▸ **Objective**: Beginning with the first line, set down every line through the one containing "(0,0) rectangle (1568,703);", exactly as it appears, but not the pictures.

▸ **Dataset content**:
▶

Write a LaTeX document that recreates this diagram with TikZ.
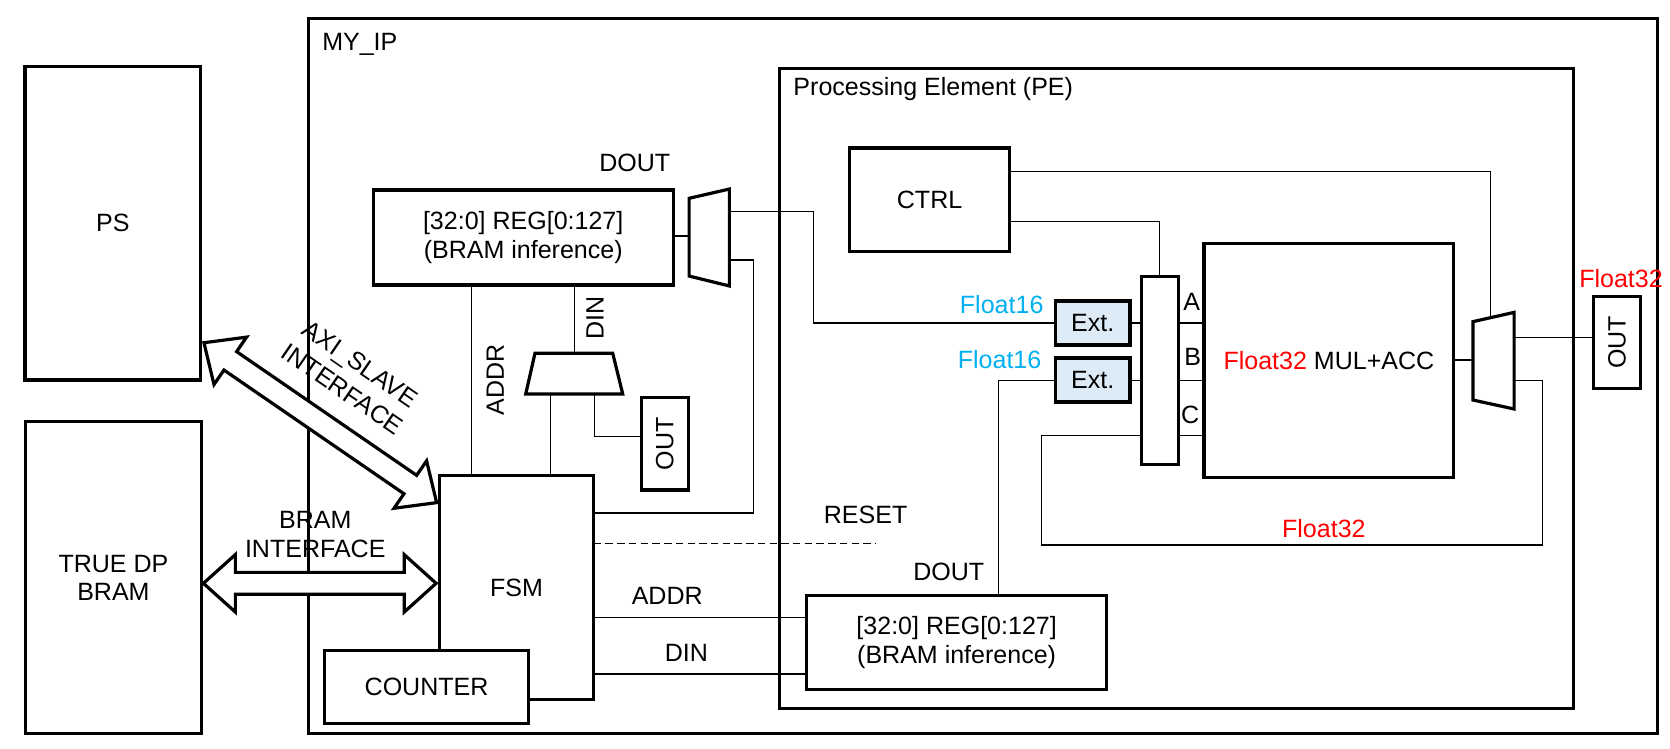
\documentclass[tikz,border=0pt]{standalone}
\usepackage{fontspec}
\setmainfont{Liberation Sans}
\definecolor{fsixteen}{HTML}{00B0F0}
\definecolor{fthirtytwo}{HTML}{FF0000}
\definecolor{extfill}{HTML}{DDEBF7}
\begin{document}
\begin{tikzpicture}[x=1pt,y=-1pt,
  font=\fontsize{23.5}{27}\selectfont,
  box/.style={draw,line width=3pt,fill=white,inner sep=0pt,outer sep=0pt,align=center},
  frame/.style={draw,line width=3pt,inner sep=0pt,outer sep=0pt},
  extbox/.style={draw,line width=3.6pt,fill=extfill,inner sep=0pt,outer sep=0pt,minimum width=70pt,minimum height=41.5pt},
  wire/.style={line width=1.1pt},
  lbl/.style={inner sep=0pt,outer sep=0pt,align=center},
  muxshape/.style={draw,line width=3pt,fill=white,line join=miter},
  blockarrow/.style={draw,line width=3pt,fill=white,line join=miter},
]
\useasboundingbox (0,0) rectangle (1568,703);

% frames
\node[frame,minimum width=1266pt,minimum height=672pt] (myip) at (923,353) {};
\node[lbl,anchor=west] (myiplbl) at (302.6,42) {MY\_IP};
\node[frame,minimum width=745pt,minimum height=601pt] (pe) at (1104.5,364.5) {};
\node[lbl,anchor=west] (pelbl) at (745,84) {Processing Element (PE)};

% outside blocks
\node[box,minimum width=165pt,minimum height=294pt] (ps) at (106,209.7) {PS};
\node[box,minimum width=165pt,minimum height=293pt] (tdp) at (106.5,542.5) {TRUE DP\\BRAM};

% MY_IP blocks
\node[box,minimum width=281.5pt,minimum height=89.2pt] (reg1) at (491.25,223) {[32:0] REG[0:127]\\(BRAM inference)};
\node[box,minimum width=145pt,minimum height=210.5pt] (fsm) at (485,551.75) {FSM};
\node[box,minimum width=191pt,minimum height=68pt] (counter) at (400.5,645) {COUNTER};
\node[box,minimum width=44.3pt,minimum height=86.6pt] (out1) at (624.2,416.7) {\rotatebox{90}{OUT}};

% PE blocks
\node[box,minimum width=281.5pt,minimum height=87.7pt] (reg2) at (898.2,603.2) {[32:0] REG[0:127]\\(BRAM inference)};
\node[box,minimum width=149.7pt,minimum height=97pt] (ctrl) at (872.8,187.5) {CTRL};
\node[box,minimum width=35pt,minimum height=176.2pt] (bar) at (1088.9,347.9) {};
\node[extbox] (ext1) at (1026,303.3) {Ext.};
\node[extbox] (ext2) at (1026,357) {Ext.};
\node[box,minimum width=234.6pt,minimum height=219.5pt] (mul) at (1247.7,338.25) {{\color{fthirtytwo}Float32} MUL+ACC};
\node[box,minimum width=44.5pt,minimum height=86pt] (out2) at (1518.25,321.6) {\rotatebox{90}{OUT}};

% multiplexers
\draw[muxshape] (647,186.2) -- (684.8,177.5) -- (684.8,268.5) -- (647,259.2) -- cycle;
\draw[muxshape] (502.3,331.7) -- (575.3,331.7) -- (584.7,370) -- (493.6,370) -- cycle;
\draw[muxshape] (1383,302) -- (1421.6,293.3) -- (1421.6,384) -- (1383,375.6) -- cycle;

\coordinate (m1in) at (647,221.6);
\coordinate (m1o1) at (684.8,198.7);
\coordinate (m1o2) at (684.8,244.1);
\coordinate (m2t) at (539.3,331.7);
\coordinate (m2bf) at (517,370);
\coordinate (m2bo) at (558,370);
\coordinate (m3in) at (1383,338);
\coordinate (m3o1) at (1421.6,317);
\coordinate (m3o2) at (1421.6,357.5);
\coordinate (m3t) at (1399.7,298.2);
\coordinate (rstend) at (822.5,510);

% wires
\draw[wire] (reg1.east |- m1in) -- (m1in);
\draw[wire] (m1o1) -- (763.7,198.7) |- (ext1.west);
\draw[wire] (m1o2) -- (707.4,244.1) |- (fsm.east |- 0,481.6);
\draw[wire] (reg1.south -| 443,0) -- (fsm.north -| 443,0);
\draw[wire] (reg1.south -| m2t) -- (m2t);
\draw[wire] (m2bf) -- (fsm.north -| m2bf);
\draw[wire] (m2bo) |- (out1.west |- 0,410);
\draw[wire,dash pattern=on 7pt off 4pt] (fsm.east |- rstend) -- (rstend);
\draw[wire] (fsm.east |- 0,579.7) -- (reg2.west |- 0,579.7);
\draw[wire] (fsm.east |- 0,632.9) -- (reg2.west |- 0,632.9);
\draw[wire] (reg2.north -| 937.4,0) |- (ext2.west);
\draw[wire] (ext1.east) -- (bar.west |- ext1.east);
\draw[wire] (ext2.east) -- (bar.west |- ext2.east);
\draw[wire] (ctrl.east |- 0,208.2) -| (bar.north);
\draw[wire] (ctrl.east |- 0,161.2) -| (m3t);
\draw[wire] (bar.east |- 0,303.3) -- (mul.west |- 0,303.3);
\draw[wire] (bar.east |- 0,357) -- (mul.west |- 0,357);
\draw[wire] (bar.east |- 0,409.1) -- (mul.west |- 0,409.1);
\draw[wire] (mul.east |- m3in) -- (m3in);
\draw[wire] (m3o1) -- (out2.west |- m3o1);
\draw[wire] (m3o2) -- (1448.5,357.5) -- (1448.5,511.7) -- (978.1,511.7) |- (bar.west |- 0,409.1);

% block arrows
\begin{scope}[shift={(191.5,321.8)},rotate=-34.5]
\draw[blockarrow] (0,0) -- (30,-27) -- (30,-10.5) -- (235.1,-10.5) -- (235.1,-27) -- (265.1,0)
  -- (235.1,27) -- (235.1,10.5) -- (30,10.5) -- (30,27) -- cycle;
\end{scope}
\begin{scope}[shift={(191,547.7)}]
\draw[blockarrow] (0,0) -- (30,-27) -- (30,-10.3) -- (188.5,-10.3) -- (188.5,-27) -- (218.5,0)
  -- (188.5,27) -- (188.5,10.3) -- (30,10.3) -- (30,27) -- cycle;
\end{scope}

% labels
\node[lbl,rotate=-34.5,font=\fontsize{23.5}{29}\selectfont] (axilbl) at (330,353.5) {AXI\_SLAVE\\INTERFACE};
\node[lbl] (bramlbl) at (296,502) {BRAM\\INTERFACE};
\node[lbl] (dout1) at (596,153.4) {DOUT};
\node[lbl,rotate=90] (addr1) at (465,357) {ADDR};
\node[lbl,rotate=90] (din1) at (558.7,298.7) {DIN};
\node[lbl] (reset) at (812.7,483.6) {RESET};
\node[lbl] (dout2) at (890.8,536.8) {DOUT};
\node[lbl] (addr2) at (626.5,559.6) {ADDR};
\node[lbl] (din2) at (644.5,612.8) {DIN};
\node[lbl,text=fsixteen] (f16a) at (940.5,286.4) {Float16};
\node[lbl,text=fsixteen] (f16b) at (938.5,337.4) {Float16};
\node[lbl] (la) at (1119,283.3) {A};
\node[lbl] (lb) at (1119.9,335) {B};
\node[lbl] (lc) at (1117.4,389.7) {C};
\node[lbl,text=fthirtytwo] (f32a) at (1243,496) {Float32};
\node[lbl,text=fthirtytwo] (f32b) at (1522,262) {Float32};
\end{tikzpicture}
\end{document}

◀

▸ **Exercise answer**:
Write a LaTeX document that recreates this diagram with TikZ.
\documentclass[tikz,border=0pt]{standalone}
\usepackage{fontspec}
\setmainfont{Liberation Sans}
\definecolor{fsixteen}{HTML}{00B0F0}
\definecolor{fthirtytwo}{HTML}{FF0000}
\definecolor{extfill}{HTML}{DDEBF7}
\begin{document}
\begin{tikzpicture}[x=1pt,y=-1pt,
  font=\fontsize{23.5}{27}\selectfont,
  box/.style={draw,line width=3pt,fill=white,inner sep=0pt,outer sep=0pt,align=center},
  frame/.style={draw,line width=3pt,inner sep=0pt,outer sep=0pt},
  extbox/.style={draw,line width=3.6pt,fill=extfill,inner sep=0pt,outer sep=0pt,minimum width=70pt,minimum height=41.5pt},
  wire/.style={line width=1.1pt},
  lbl/.style={inner sep=0pt,outer sep=0pt,align=center},
  muxshape/.style={draw,line width=3pt,fill=white,line join=miter},
  blockarrow/.style={draw,line width=3pt,fill=white,line join=miter},
]
\useasboundingbox (0,0) rectangle (1568,703);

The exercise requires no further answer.